Since the trial of the inaugural service between Beijing and Hamburg in 2008, 15 Chinese cities now boast a regular European railfreight service, with many others served by block trains. According to data compiled by the International Union for Road-Rail Combined Transport (UIRR), railfreight traffic between China and Germany reached 1.6 million tonne-km in 2014, and UIRR says it expects growth of 20, 30 or even 40% in the next few years.
Indeed intermodal traffic using the Trans-Siberian railway between China and Russia rose by 89% in the first nine months of 2015, and some carriers say they expect triple digit growth; DB Schenker, DHL, Geodis Wilson, Gefco and UPS are all key players and many have added new services in 2015, with further additions expected in 2016.
Such impressive growth follows the addition of less-than-container loads (LCL) as well as relaxation of tariffs and improvements to customs procedures; Russian Railways (RZD) says the rate for 40 foot containers to and from China fell by 42% in 2014, a condition that was retained in 2015. The rate for 20 foot containers fell by 50%.
"Rail between Asia and Europe is now a very reliable service and we have no challenges with customs or security," says Mr Charles Kaufmann, DHL Global Forwarding's CEO for North Asia and head of value-added services for Asia Pacific. "We use transit documents so the containers don't need to be cleared until they reach the EU."
Improvements in rail infrastructure on the region's key corridors are also critical and Russian Railways' (RZD) president Mr Oleg Belozerov says RZD will continue to enhance its eastern infrastructure so "the transport of goods along the Trans-Siberian is reliable, fast, and cheap for our customers."
Railways in central Asia are engaged in similar infrastructure enhancement schemes as they look to attract traffic. The Asian Development Bank says it is supporting the 10 members of the Central Asia Regional Economic Cooperation programme to develop six multimodal transport corridors to improve links with each other and rest of the world.

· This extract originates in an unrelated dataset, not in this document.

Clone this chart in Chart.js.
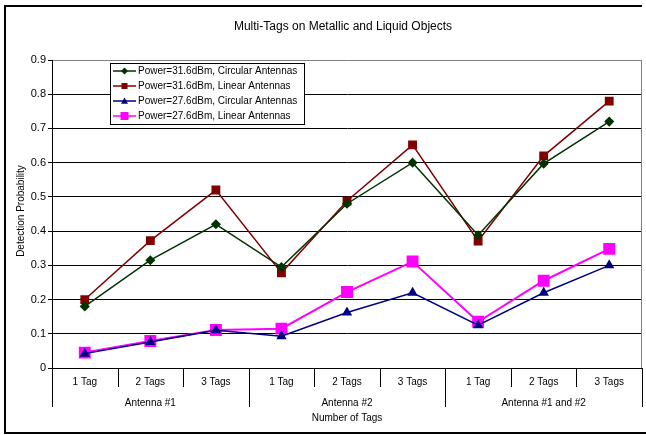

Even Korail says it is keen to join the east-west freight party by reintroducing services on the inter-Korean railway, and supporting RZD's efforts to build a new port at Rason, North Korea.

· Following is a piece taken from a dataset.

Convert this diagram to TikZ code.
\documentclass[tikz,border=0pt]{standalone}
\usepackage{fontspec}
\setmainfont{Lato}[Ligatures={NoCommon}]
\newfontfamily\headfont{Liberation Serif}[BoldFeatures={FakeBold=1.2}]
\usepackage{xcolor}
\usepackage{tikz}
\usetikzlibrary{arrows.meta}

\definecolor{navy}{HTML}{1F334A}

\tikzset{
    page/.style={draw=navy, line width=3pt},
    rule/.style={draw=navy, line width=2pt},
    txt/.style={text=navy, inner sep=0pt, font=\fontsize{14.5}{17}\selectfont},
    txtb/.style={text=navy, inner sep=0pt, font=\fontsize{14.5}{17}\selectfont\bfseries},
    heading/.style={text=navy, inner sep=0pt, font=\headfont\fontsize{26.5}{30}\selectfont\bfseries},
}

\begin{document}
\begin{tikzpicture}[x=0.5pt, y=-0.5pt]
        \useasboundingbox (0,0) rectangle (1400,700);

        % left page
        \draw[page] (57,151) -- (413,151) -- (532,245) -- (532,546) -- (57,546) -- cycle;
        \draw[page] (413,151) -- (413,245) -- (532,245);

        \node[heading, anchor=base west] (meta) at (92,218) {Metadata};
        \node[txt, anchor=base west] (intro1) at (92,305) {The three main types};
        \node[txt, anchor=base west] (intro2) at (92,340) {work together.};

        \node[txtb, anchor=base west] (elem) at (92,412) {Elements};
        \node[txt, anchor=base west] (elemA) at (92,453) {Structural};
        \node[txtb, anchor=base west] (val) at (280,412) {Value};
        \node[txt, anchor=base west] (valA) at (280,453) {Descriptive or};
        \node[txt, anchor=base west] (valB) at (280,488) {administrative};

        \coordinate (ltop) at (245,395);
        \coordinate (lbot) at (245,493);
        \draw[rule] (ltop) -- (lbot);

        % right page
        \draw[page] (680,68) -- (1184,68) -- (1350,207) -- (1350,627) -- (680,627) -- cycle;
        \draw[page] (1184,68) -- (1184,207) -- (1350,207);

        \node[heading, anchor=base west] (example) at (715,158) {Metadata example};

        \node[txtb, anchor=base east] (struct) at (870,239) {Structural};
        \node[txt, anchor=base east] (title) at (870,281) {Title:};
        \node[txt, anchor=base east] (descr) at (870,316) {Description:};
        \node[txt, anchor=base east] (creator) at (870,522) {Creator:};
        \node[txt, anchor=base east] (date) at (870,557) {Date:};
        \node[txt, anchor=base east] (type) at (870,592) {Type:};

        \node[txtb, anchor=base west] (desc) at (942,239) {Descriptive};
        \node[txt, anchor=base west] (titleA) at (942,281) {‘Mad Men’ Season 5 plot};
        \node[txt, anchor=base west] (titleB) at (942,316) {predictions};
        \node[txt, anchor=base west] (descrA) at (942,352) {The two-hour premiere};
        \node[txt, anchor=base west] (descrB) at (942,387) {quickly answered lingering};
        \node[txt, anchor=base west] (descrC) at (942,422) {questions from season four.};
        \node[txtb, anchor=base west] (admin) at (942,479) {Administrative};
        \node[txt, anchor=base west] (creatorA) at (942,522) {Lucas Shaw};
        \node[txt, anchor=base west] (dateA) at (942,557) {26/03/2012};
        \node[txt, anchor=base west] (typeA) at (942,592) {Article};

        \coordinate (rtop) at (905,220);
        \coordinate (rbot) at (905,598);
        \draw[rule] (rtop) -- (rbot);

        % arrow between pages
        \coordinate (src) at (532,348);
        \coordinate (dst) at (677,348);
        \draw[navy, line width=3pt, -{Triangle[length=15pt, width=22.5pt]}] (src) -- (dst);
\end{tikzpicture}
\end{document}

These improvements will increase the ability of carriers to offer combinations of sea-rail and rail-air freight to their customers from more locations. However, the precarious political situation on the Korean peninsula shows the fragility of these plans, and highlights the region's instability, particularly Russia's seemingly deteriorating relationship with the west.
It also puts the problem of eastbound freight under the spotlight. While volumes on these routes are growing - DB Schenker increased its Hamburg - Wuhan service to five days per week from one in 2015 - many containers are still returning to China empty, with Russia's current restriction on European food imports hindering shippers' ability to close the gap.
Political events in 2015 may not have affected demand. However, long-term stability is a concern, which makes predictions about future prospects almost futile. The railfreight sector and businesses may appear optimistic heading into 2016, but in reality they are quietly holding their breath.